We are busy picking honeyberries from our 3 year old orchard of 850 bushes planted in 2011, but here are a few things we have learned about the fruit.

Nineteen days later, on July 7, 2014 the berries had all turned blue on outside, but what about the inside?

Looks pretty green, and at 8 brix, it’s pretty sour. Other berries which ripened on the bush were running between 11 and 14 brix.
We are freezing most of what we pick as it is the fastest thing right now, but here are some other ideas for preserving the berries.
The berries are of uneven size so dry unevenly, with the smaller ones turning crisp and the larger berries staying juicy, even after a day in the dryer. Better just to leave them out for a month and let them dehydrate naturally.
Put berries into blender, add honey for pliability and sugar to taste (honey alone may overpower the berry flavor), grease the tray with a mild flavored oil such as coconut oil, and dehydrate a few hours.

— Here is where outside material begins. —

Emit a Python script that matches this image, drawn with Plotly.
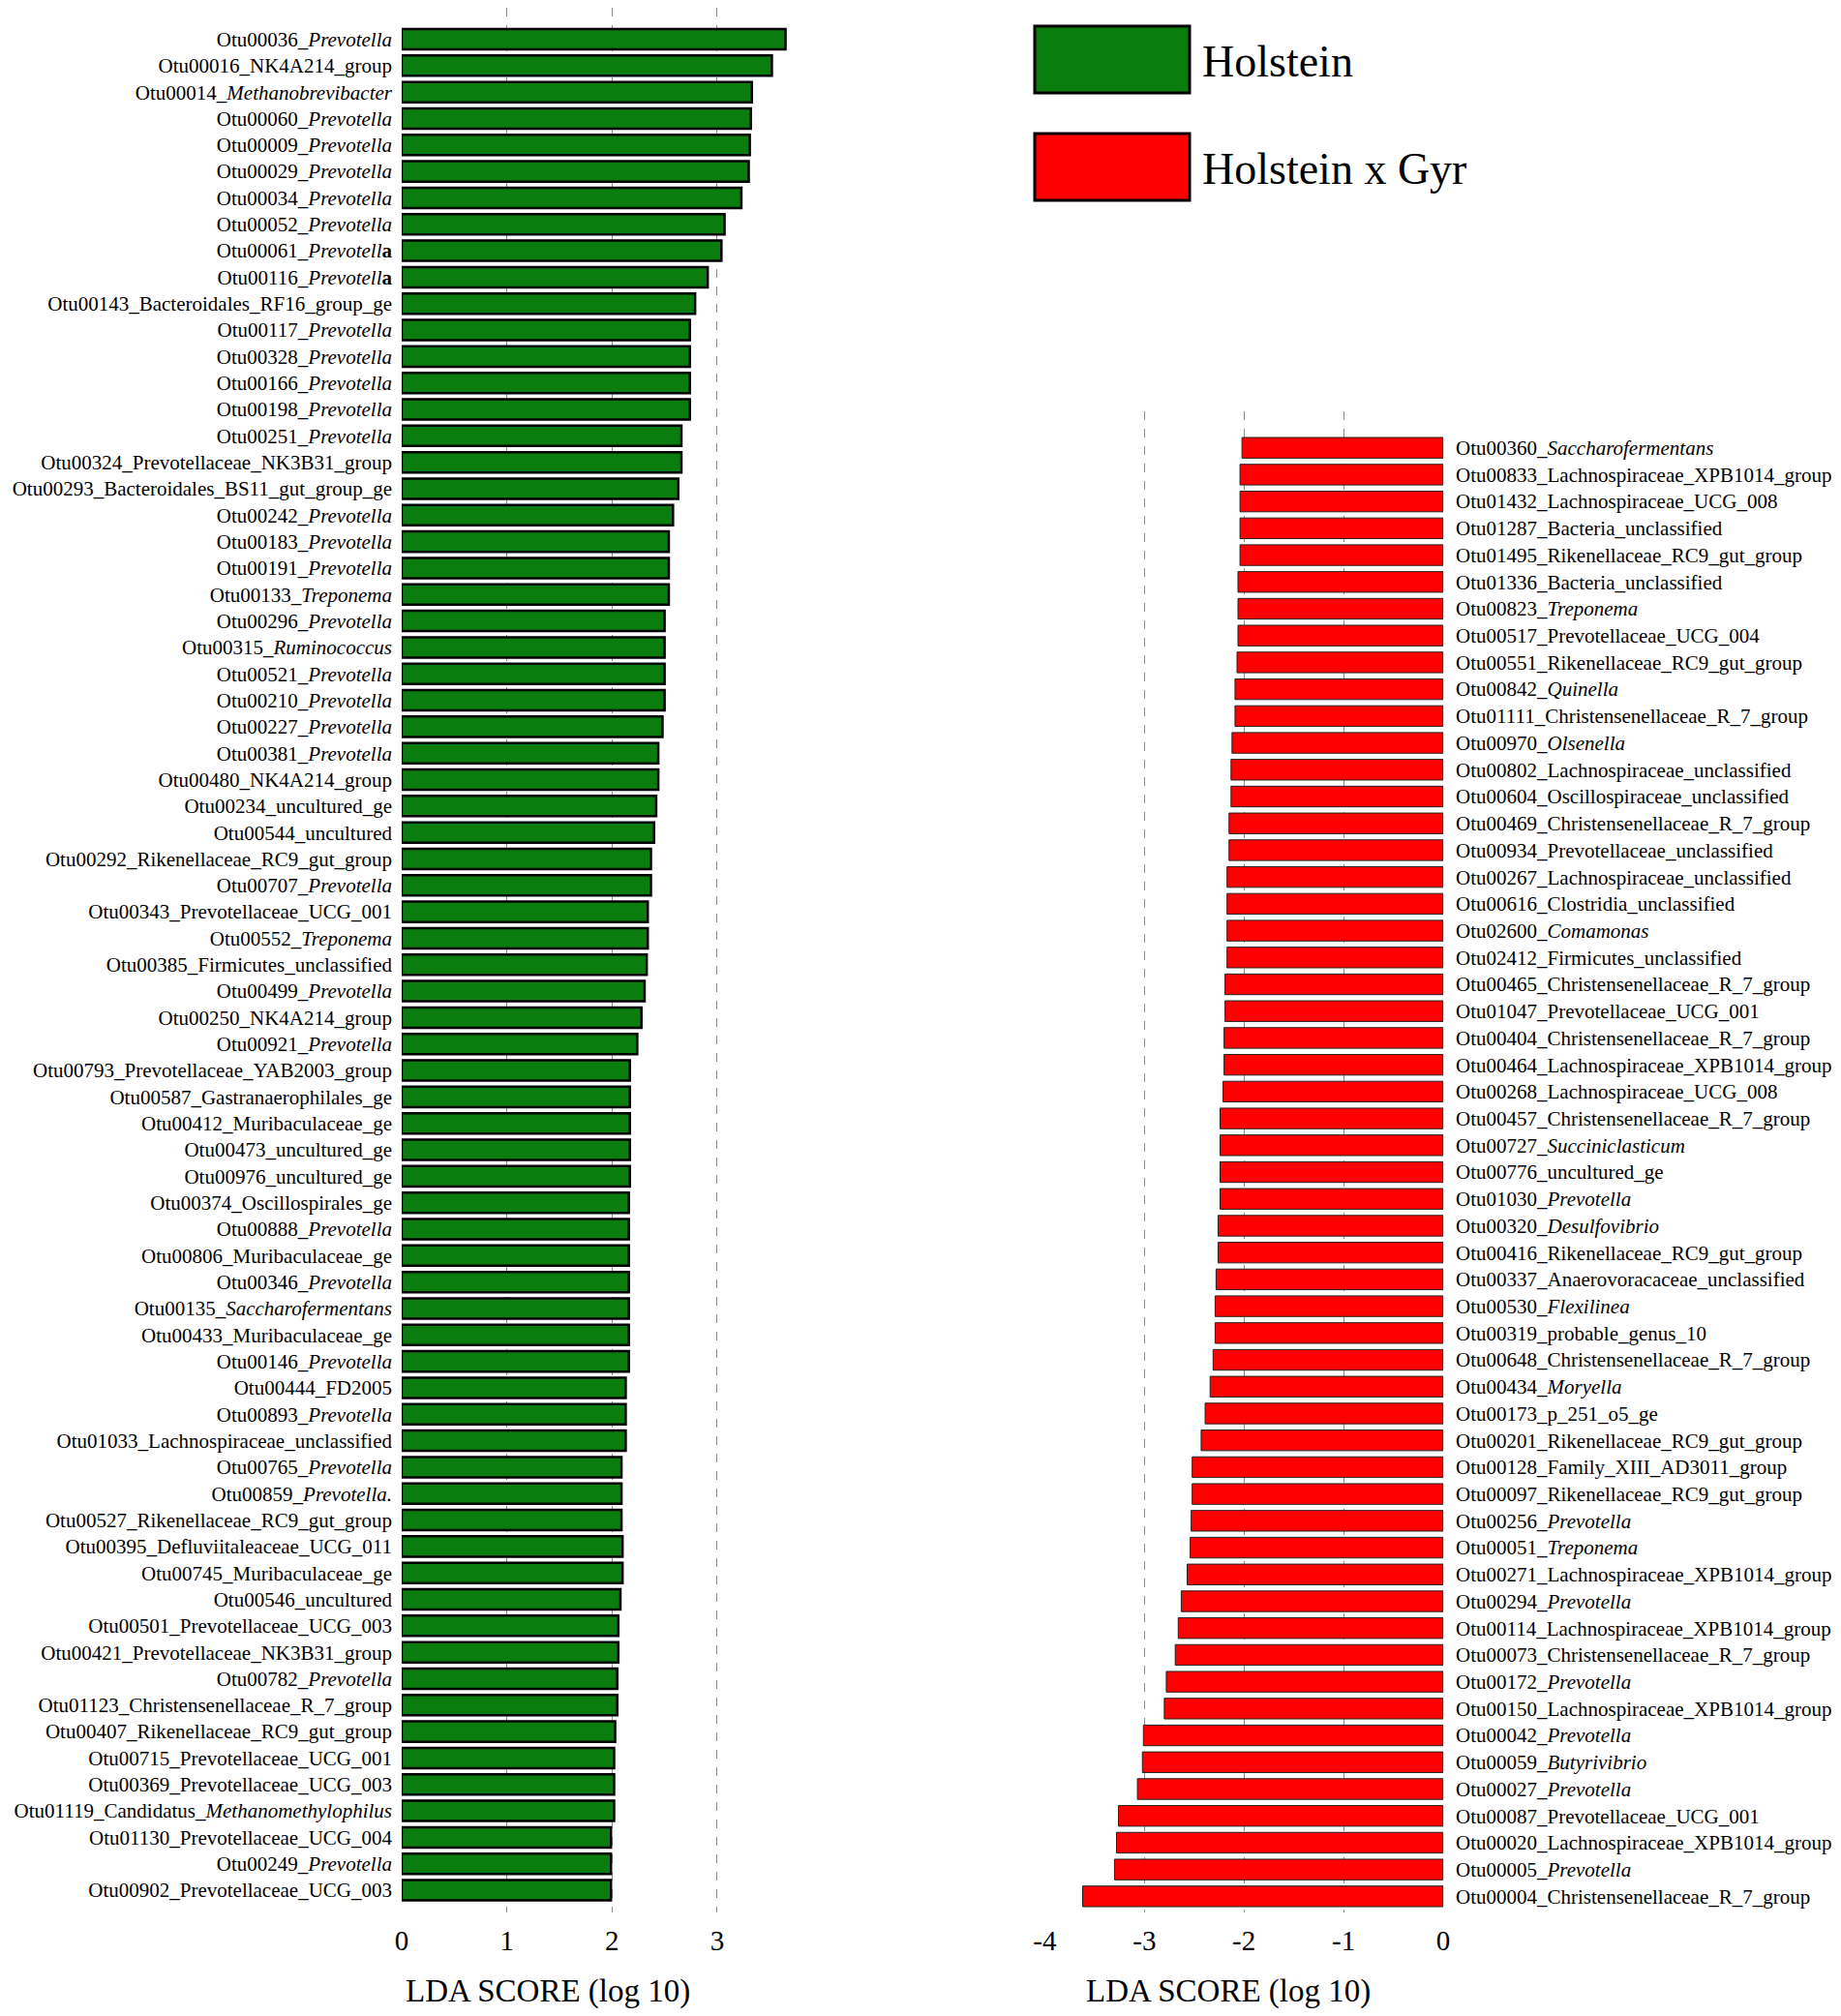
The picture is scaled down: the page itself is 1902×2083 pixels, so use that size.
import plotly.graph_objects as go

# reference canvas is 1902x2083; the page body has an 8px margin, so the figure is offset
PAGE_W, PAGE_H = 1902, 2083
OFF = 8
W, H = PAGE_W - OFF, PAGE_H - OFF

# ---------------- Holstein (left panel) ----------------
holstein_labels = [
    "Otu00036_<i>Prevotella</i>", "Otu00016_NK4A214_group", "Otu00014_<i>Methanobrevibacter</i>",
    "Otu00060_<i>Prevotella</i>", "Otu00009_<i>Prevotella</i>", "Otu00029_<i>Prevotella</i>",
    "Otu00034_<i>Prevotella</i>", "Otu00052_<i>Prevotella</i>", "Otu00061_<i>Prevotell</i><b>a</b>",
    "Otu00116_<i>Prevotell</i><b>a</b>", "Otu00143_Bacteroidales_RF16_group_ge", "Otu00117_<i>Prevotella</i>",
    "Otu00328_<i>Prevotella</i>", "Otu00166_<i>Prevotella</i>", "Otu00198_<i>Prevotella</i>",
    "Otu00251_<i>Prevotella</i>", "Otu00324_Prevotellaceae_NK3B31_group", "Otu00293_Bacteroidales_BS11_gut_group_ge",
    "Otu00242_<i>Prevotella</i>", "Otu00183_<i>Prevotella</i>", "Otu00191_<i>Prevotella</i>",
    "Otu00133_<i>Treponema</i>", "Otu00296_<i>Prevotella</i>", "Otu00315_<i>Ruminococcus</i>",
    "Otu00521_<i>Prevotella</i>", "Otu00210_<i>Prevotella</i>", "Otu00227_<i>Prevotella</i>",
    "Otu00381_<i>Prevotella</i>", "Otu00480_NK4A214_group", "Otu00234_uncultured_ge",
    "Otu00544_uncultured", "Otu00292_Rikenellaceae_RC9_gut_group", "Otu00707_<i>Prevotella</i>",
    "Otu00343_Prevotellaceae_UCG_001", "Otu00552_<i>Treponema</i>", "Otu00385_Firmicutes_unclassified",
    "Otu00499_<i>Prevotella</i>", "Otu00250_NK4A214_group", "Otu00921_<i>Prevotella</i>",
    "Otu00793_Prevotellaceae_YAB2003_group", "Otu00587_Gastranaerophilales_ge", "Otu00412_Muribaculaceae_ge",
    "Otu00473_uncultured_ge", "Otu00976_uncultured_ge", "Otu00374_Oscillospirales_ge",
    "Otu00888_<i>Prevotella</i>", "Otu00806_Muribaculaceae_ge", "Otu00346_<i>Prevotella</i>",
    "Otu00135_<i>Saccharofermentans</i>", "Otu00433_Muribaculaceae_ge", "Otu00146_<i>Prevotella</i>",
    "Otu00444_FD2005", "Otu00893_<i>Prevotella</i>", "Otu01033_Lachnospiraceae_unclassified",
    "Otu00765_<i>Prevotella</i>", "Otu00859_<i>Prevotella.</i>", "Otu00527_Rikenellaceae_RC9_gut_group",
    "Otu00395_Defluviitaleaceae_UCG_011", "Otu00745_Muribaculaceae_ge", "Otu00546_uncultured",
    "Otu00501_Prevotellaceae_UCG_003", "Otu00421_Prevotellaceae_NK3B31_group", "Otu00782_<i>Prevotella</i>",
    "Otu01123_Christensenellaceae_R_7_group", "Otu00407_Rikenellaceae_RC9_gut_group", "Otu00715_Prevotellaceae_UCG_001",
    "Otu00369_Prevotellaceae_UCG_003", "Otu01119_Candidatus_<i>Methanomethylophilus</i>", "Otu01130_Prevotellaceae_UCG_004",
    "Otu00249_<i>Prevotella</i>", "Otu00902_Prevotellaceae_UCG_003",
]
holstein_lda = [
    3.65, 3.52, 3.33, 3.32, 3.31, 3.30, 3.23, 3.07, 3.04, 2.91,
    2.79, 2.74, 2.74, 2.74, 2.74, 2.66, 2.66, 2.63, 2.58, 2.54,
    2.54, 2.54, 2.50, 2.50, 2.50, 2.50, 2.48, 2.44, 2.44, 2.42,
    2.40, 2.37, 2.37, 2.34, 2.34, 2.33, 2.31, 2.28, 2.24, 2.17,
    2.17, 2.17, 2.17, 2.17, 2.16, 2.16, 2.16, 2.16, 2.16, 2.16,
    2.16, 2.13, 2.13, 2.13, 2.09, 2.09, 2.09, 2.10, 2.10, 2.08,
    2.06, 2.06, 2.05, 2.05, 2.03, 2.02, 2.02, 2.02, 1.99, 1.99,
    1.99,
]

# ---------------- Holstein x Gyr (right panel) ----------------
gyr_labels = [
    "Otu00360_<i>Saccharofermentans</i>", "Otu00833_Lachnospiraceae_XPB1014_group", "Otu01432_Lachnospiraceae_UCG_008",
    "Otu01287_Bacteria_unclassified", "Otu01495_Rikenellaceae_RC9_gut_group", "Otu01336_Bacteria_unclassified",
    "Otu00823_<i>Treponema</i>", "Otu00517_Prevotellaceae_UCG_004", "Otu00551_Rikenellaceae_RC9_gut_group",
    "Otu00842_<i>Quinella</i>", "Otu01111_Christensenellaceae_R_7_group", "Otu00970_<i>Olsenella</i>",
    "Otu00802_Lachnospiraceae_unclassified", "Otu00604_Oscillospiraceae_unclassified", "Otu00469_Christensenellaceae_R_7_group",
    "Otu00934_Prevotellaceae_unclassified", "Otu00267_Lachnospiraceae_unclassified", "Otu00616_Clostridia_unclassified",
    "Otu02600_<i>Comamonas</i>", "Otu02412_Firmicutes_unclassified", "Otu00465_Christensenellaceae_R_7_group",
    "Otu01047_Prevotellaceae_UCG_001", "Otu00404_Christensenellaceae_R_7_group", "Otu00464_Lachnospiraceae_XPB1014_group",
    "Otu00268_Lachnospiraceae_UCG_008", "Otu00457_Christensenellaceae_R_7_group", "Otu00727_<i>Succiniclasticum</i>",
    "Otu00776_uncultured_ge", "Otu01030_<i>Prevotella</i>", "Otu00320_<i>Desulfovibrio</i>",
    "Otu00416_Rikenellaceae_RC9_gut_group", "Otu00337_Anaerovoracaceae_unclassified", "Otu00530_<i>Flexilinea</i>",
    "Otu00319_probable_genus_10", "Otu00648_Christensenellaceae_R_7_group", "Otu00434_<i>Moryella</i>",
    "Otu00173_p_251_o5_ge", "Otu00201_Rikenellaceae_RC9_gut_group", "Otu00128_Family_XIII_AD3011_group",
    "Otu00097_Rikenellaceae_RC9_gut_group", "Otu00256_<i>Prevotella</i>", "Otu00051_<i>Treponema</i>",
    "Otu00271_Lachnospiraceae_XPB1014_group", "Otu00294_<i>Prevotella</i>", "Otu00114_Lachnospiraceae_XPB1014_group",
    "Otu00073_Christensenellaceae_R_7_group", "Otu00172_<i>Prevotella</i>", "Otu00150_Lachnospiraceae_XPB1014_group",
    "Otu00042_<i>Prevotella</i>", "Otu00059_<i>Butyrivibrio</i>", "Otu00027_<i>Prevotella</i>",
    "Otu00087_Prevotellaceae_UCG_001", "Otu00020_Lachnospiraceae_XPB1014_group", "Otu00005_<i>Prevotella</i>",
    "Otu00004_Christensenellaceae_R_7_group",
]
gyr_lda = [
    -2.02, -2.04, -2.04, -2.04, -2.04, -2.06, -2.06, -2.06, -2.07, -2.09,
    -2.09, -2.12, -2.13, -2.13, -2.15, -2.15, -2.17, -2.17, -2.17, -2.17,
    -2.19, -2.19, -2.20, -2.20, -2.21, -2.24, -2.24, -2.24, -2.24, -2.26,
    -2.26, -2.28, -2.29, -2.29, -2.31, -2.34, -2.39, -2.43, -2.52, -2.52,
    -2.53, -2.54, -2.57, -2.63, -2.66, -2.69, -2.78, -2.80, -3.01, -3.02,
    -3.07, -3.26, -3.28, -3.30, -3.62,
]

left_ticks = [0, 1, 2, 3]
left_ticktext = ["0", "1", "2", "3"]
right_ticks = [-4, -3, -2, -1, 0]
right_ticktext = ["-4", "-3", "-2", "-1", "0"]
group_names = ["Holstein", "Holstein x Gyr"]
group_colors = ["#0A7D0E", "#FF0000"]
axis_title = "LDA SCORE (log 10)"

FONT = "Liberation Serif, Times New Roman, serif"


def px_x(p):
    return (p - OFF) / W


def px_y(p):
    return 1 - (p - OFF) / H


fig = go.Figure()
fig.add_trace(go.Bar(
    x=holstein_lda, y=holstein_labels, orientation="h",
    marker=dict(color=group_colors[0], line=dict(color="black", width=2.5)),
    xaxis="x", yaxis="y", showlegend=False,
))
fig.add_trace(go.Bar(
    x=gyr_lda, y=gyr_labels, orientation="h",
    marker=dict(color=group_colors[1], line=dict(color="#222222", width=1)),
    xaxis="x2", yaxis="y2", showlegend=False,
))

grid = dict(showgrid=True, gridcolor="#8c8c8c", gridwidth=1.2, griddash="dash",
            zeroline=False, showline=False, ticks="", automargin=False,
            tickfont=dict(family=FONT, size=29, color="black"), ticklabelstandoff=9)

n_left = len(holstein_labels)
n_right = len(gyr_labels)

fig.update_layout(
    width=W, height=H,
    margin=dict(l=0, r=0, t=0, b=0, autoexpand=False),
    paper_bgcolor="white", plot_bgcolor="white",
    font=dict(family=FONT, color="black"),
    bargap=0.23,
    xaxis=dict(domain=[px_x(415), px_x(817)], range=[0, 3.7], tickvals=left_ticks,
               ticktext=left_ticktext, anchor="y", **grid),
    yaxis=dict(domain=[px_y(1976), px_y(8)], type="category", categoryorder="array",
               categoryarray=holstein_labels, range=[n_left - 1 + 0.84, -1.19],
               showgrid=False, zeroline=False, showline=False, ticks="", automargin=False,
               tickfont=dict(family=FONT, size=21, color="black"), ticklabelstandoff=9,
               anchor="x"),
    xaxis2=dict(domain=[px_x(1079.4), px_x(1491)], range=[-4, 0], tickvals=right_ticks,
                ticktext=right_ticktext, anchor="y2", **grid),
    yaxis2=dict(domain=[px_y(1976), px_y(425)], type="category", categoryorder="array",
                categoryarray=gyr_labels, range=[n_right - 1 + 0.6, -1.36],
                showgrid=False, zeroline=False, showline=False, ticks="", side="right",
                automargin=False,
                tickfont=dict(family=FONT, size=21, color="black"), ticklabelstandoff=12,
                anchor="x2"),
)

# axis titles
fig.add_annotation(text=axis_title, xref="paper", yref="paper", x=px_x(566), y=px_y(2057),
                   showarrow=False, xanchor="center", yanchor="middle",
                   font=dict(family=FONT, size=33, color="black"))
fig.add_annotation(text=axis_title, xref="paper", yref="paper", x=px_x(1269), y=px_y(2057),
                   showarrow=False, xanchor="center", yanchor="middle",
                   font=dict(family=FONT, size=33, color="black"))

# legend (boxes + labels)
legend_boxes = [(27, 96), (138, 207)]
for (top, bot), name, col in zip(legend_boxes, group_names, group_colors):
    fig.add_shape(type="rect", xref="paper", yref="paper",
                  x0=px_x(1069), x1=px_x(1229), y0=px_y(bot), y1=px_y(top),
                  fillcolor=col, line=dict(color="black", width=3))
    fig.add_annotation(text=name, xref="paper", yref="paper",
                       x=px_x(1240), y=px_y((top + bot) / 2 + 2), showarrow=False,
                       xanchor="left", yanchor="middle",
                       font=dict(family=FONT, size=46, color="black"))

fig.write_html("out.html")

You can start out at 160 F and then turn down to 115 F says my dehydrating manual for blueberries. Or just stick it into your vehicle with the windows rolled up on a sunny day! Dry until able to lift pieces off the tray. This will keep for months, if not years!

Berry picking is contagious – just ask these nurses and their kids from Sandford Hospital in Bemidji, MN!
Finally, a big thank you to the adventurous U-Pickers of all ages (babes in arms to 90+ year olds) who ventured to our farm to pick, and then told and gave samples to their friends and family!